▼▼▼
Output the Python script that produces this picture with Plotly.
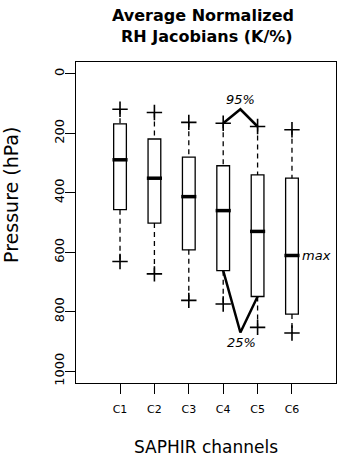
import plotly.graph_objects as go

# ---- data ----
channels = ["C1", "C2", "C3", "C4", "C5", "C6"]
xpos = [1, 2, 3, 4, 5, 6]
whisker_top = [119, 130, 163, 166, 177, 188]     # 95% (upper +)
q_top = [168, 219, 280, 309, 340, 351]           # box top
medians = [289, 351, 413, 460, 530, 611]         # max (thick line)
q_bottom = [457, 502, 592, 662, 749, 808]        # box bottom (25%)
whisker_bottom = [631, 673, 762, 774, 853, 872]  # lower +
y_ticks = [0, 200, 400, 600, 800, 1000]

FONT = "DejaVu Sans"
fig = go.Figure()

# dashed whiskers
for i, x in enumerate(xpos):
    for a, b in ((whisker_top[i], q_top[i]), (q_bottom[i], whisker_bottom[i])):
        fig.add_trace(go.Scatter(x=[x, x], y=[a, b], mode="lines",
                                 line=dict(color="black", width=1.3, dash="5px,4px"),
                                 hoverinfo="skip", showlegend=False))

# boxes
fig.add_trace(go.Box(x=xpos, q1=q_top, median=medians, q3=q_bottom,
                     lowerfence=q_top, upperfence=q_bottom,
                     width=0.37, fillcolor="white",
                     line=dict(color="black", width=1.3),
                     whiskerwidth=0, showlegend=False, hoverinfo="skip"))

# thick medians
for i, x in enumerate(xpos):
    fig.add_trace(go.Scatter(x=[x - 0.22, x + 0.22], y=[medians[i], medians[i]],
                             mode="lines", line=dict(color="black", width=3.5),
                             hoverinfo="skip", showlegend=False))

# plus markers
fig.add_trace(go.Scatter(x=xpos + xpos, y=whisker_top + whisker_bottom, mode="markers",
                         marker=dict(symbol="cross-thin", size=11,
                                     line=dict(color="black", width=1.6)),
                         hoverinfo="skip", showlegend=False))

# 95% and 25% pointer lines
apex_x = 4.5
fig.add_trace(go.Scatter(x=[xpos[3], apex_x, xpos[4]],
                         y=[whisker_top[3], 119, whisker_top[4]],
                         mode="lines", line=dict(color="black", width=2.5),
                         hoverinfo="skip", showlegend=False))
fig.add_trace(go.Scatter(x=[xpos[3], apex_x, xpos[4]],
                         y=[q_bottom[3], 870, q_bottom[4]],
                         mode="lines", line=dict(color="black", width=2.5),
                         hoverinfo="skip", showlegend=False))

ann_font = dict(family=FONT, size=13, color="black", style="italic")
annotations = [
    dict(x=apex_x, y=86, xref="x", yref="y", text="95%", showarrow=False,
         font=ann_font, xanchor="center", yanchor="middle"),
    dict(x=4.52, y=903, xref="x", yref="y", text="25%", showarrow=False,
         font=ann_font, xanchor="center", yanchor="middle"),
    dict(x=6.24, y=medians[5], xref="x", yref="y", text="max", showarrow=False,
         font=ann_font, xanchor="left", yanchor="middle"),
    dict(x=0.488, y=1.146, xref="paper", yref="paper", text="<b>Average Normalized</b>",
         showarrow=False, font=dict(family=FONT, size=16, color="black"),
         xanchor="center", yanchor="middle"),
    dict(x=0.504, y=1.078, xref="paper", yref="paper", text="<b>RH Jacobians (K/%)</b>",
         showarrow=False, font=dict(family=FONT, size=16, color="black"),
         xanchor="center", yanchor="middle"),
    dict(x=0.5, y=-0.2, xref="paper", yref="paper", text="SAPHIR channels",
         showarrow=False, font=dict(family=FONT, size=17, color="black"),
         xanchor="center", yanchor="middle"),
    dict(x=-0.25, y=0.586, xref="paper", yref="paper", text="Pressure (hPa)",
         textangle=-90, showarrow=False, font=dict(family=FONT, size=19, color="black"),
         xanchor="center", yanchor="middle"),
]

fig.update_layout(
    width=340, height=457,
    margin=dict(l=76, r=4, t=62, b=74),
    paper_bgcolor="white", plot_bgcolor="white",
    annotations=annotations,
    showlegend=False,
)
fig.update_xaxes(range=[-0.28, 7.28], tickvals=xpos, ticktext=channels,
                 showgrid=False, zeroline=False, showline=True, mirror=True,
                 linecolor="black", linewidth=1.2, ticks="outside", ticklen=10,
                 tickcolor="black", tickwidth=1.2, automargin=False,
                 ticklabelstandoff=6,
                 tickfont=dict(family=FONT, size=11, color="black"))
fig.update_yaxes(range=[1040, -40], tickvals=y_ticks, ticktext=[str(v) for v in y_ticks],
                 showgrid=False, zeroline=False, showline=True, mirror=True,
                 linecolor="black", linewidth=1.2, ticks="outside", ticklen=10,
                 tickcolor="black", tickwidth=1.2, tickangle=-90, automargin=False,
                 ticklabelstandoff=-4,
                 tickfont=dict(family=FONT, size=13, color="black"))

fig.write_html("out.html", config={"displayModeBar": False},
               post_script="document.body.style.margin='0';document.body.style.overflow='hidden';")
▲▲▲
--- Exercise goal ---
Your task is to repeat the data above exactly while excluding the pictures.

--- Solution ---
Output the Python script that produces this picture with Plotly.
import plotly.graph_objects as go

# ---- data ----
channels = ["C1", "C2", "C3", "C4", "C5", "C6"]
xpos = [1, 2, 3, 4, 5, 6]
whisker_top = [119, 130, 163, 166, 177, 188]     # 95% (upper +)
q_top = [168, 219, 280, 309, 340, 351]           # box top
medians = [289, 351, 413, 460, 530, 611]         # max (thick line)
q_bottom = [457, 502, 592, 662, 749, 808]        # box bottom (25%)
whisker_bottom = [631, 673, 762, 774, 853, 872]  # lower +
y_ticks = [0, 200, 400, 600, 800, 1000]

FONT = "DejaVu Sans"
fig = go.Figure()

# dashed whiskers
for i, x in enumerate(xpos):
    for a, b in ((whisker_top[i], q_top[i]), (q_bottom[i], whisker_bottom[i])):
        fig.add_trace(go.Scatter(x=[x, x], y=[a, b], mode="lines",
                                 line=dict(color="black", width=1.3, dash="5px,4px"),
                                 hoverinfo="skip", showlegend=False))

# boxes
fig.add_trace(go.Box(x=xpos, q1=q_top, median=medians, q3=q_bottom,
                     lowerfence=q_top, upperfence=q_bottom,
                     width=0.37, fillcolor="white",
                     line=dict(color="black", width=1.3),
                     whiskerwidth=0, showlegend=False, hoverinfo="skip"))

# thick medians
for i, x in enumerate(xpos):
    fig.add_trace(go.Scatter(x=[x - 0.22, x + 0.22], y=[medians[i], medians[i]],
                             mode="lines", line=dict(color="black", width=3.5),
                             hoverinfo="skip", showlegend=False))

# plus markers
fig.add_trace(go.Scatter(x=xpos + xpos, y=whisker_top + whisker_bottom, mode="markers",
                         marker=dict(symbol="cross-thin", size=11,
                                     line=dict(color="black", width=1.6)),
                         hoverinfo="skip", showlegend=False))

# 95% and 25% pointer lines
apex_x = 4.5
fig.add_trace(go.Scatter(x=[xpos[3], apex_x, xpos[4]],
                         y=[whisker_top[3], 119, whisker_top[4]],
                         mode="lines", line=dict(color="black", width=2.5),
                         hoverinfo="skip", showlegend=False))
fig.add_trace(go.Scatter(x=[xpos[3], apex_x, xpos[4]],
                         y=[q_bottom[3], 870, q_bottom[4]],
                         mode="lines", line=dict(color="black", width=2.5),
                         hoverinfo="skip", showlegend=False))

ann_font = dict(family=FONT, size=13, color="black", style="italic")
annotations = [
    dict(x=apex_x, y=86, xref="x", yref="y", text="95%", showarrow=False,
         font=ann_font, xanchor="center", yanchor="middle"),
    dict(x=4.52, y=903, xref="x", yref="y", text="25%", showarrow=False,
         font=ann_font, xanchor="center", yanchor="middle"),
    dict(x=6.24, y=medians[5], xref="x", yref="y", text="max", showarrow=False,
         font=ann_font, xanchor="left", yanchor="middle"),
    dict(x=0.488, y=1.146, xref="paper", yref="paper", text="<b>Average Normalized</b>",
         showarrow=False, font=dict(family=FONT, size=16, color="black"),
         xanchor="center", yanchor="middle"),
    dict(x=0.504, y=1.078, xref="paper", yref="paper", text="<b>RH Jacobians (K/%)</b>",
         showarrow=False, font=dict(family=FONT, size=16, color="black"),
         xanchor="center", yanchor="middle"),
    dict(x=0.5, y=-0.2, xref="paper", yref="paper", text="SAPHIR channels",
         showarrow=False, font=dict(family=FONT, size=17, color="black"),
         xanchor="center", yanchor="middle"),
    dict(x=-0.25, y=0.586, xref="paper", yref="paper", text="Pressure (hPa)",
         textangle=-90, showarrow=False, font=dict(family=FONT, size=19, color="black"),
         xanchor="center", yanchor="middle"),
]

fig.update_layout(
    width=340, height=457,
    margin=dict(l=76, r=4, t=62, b=74),
    paper_bgcolor="white", plot_bgcolor="white",
    annotations=annotations,
    showlegend=False,
)
fig.update_xaxes(range=[-0.28, 7.28], tickvals=xpos, ticktext=channels,
                 showgrid=False, zeroline=False, showline=True, mirror=True,
                 linecolor="black", linewidth=1.2, ticks="outside", ticklen=10,
                 tickcolor="black", tickwidth=1.2, automargin=False,
                 ticklabelstandoff=6,
                 tickfont=dict(family=FONT, size=11, color="black"))
fig.update_yaxes(range=[1040, -40], tickvals=y_ticks, ticktext=[str(v) for v in y_ticks],
                 showgrid=False, zeroline=False, showline=True, mirror=True,
                 linecolor="black", linewidth=1.2, ticks="outside", ticklen=10,
                 tickcolor="black", tickwidth=1.2, tickangle=-90, automargin=False,
                 ticklabelstandoff=-4,
                 tickfont=dict(family=FONT, size=13, color="black"))

fig.write_html("out.html", config={"displayModeBar": False},
               post_script="document.body.style.margin='0';document.body.style.overflow='hidden';")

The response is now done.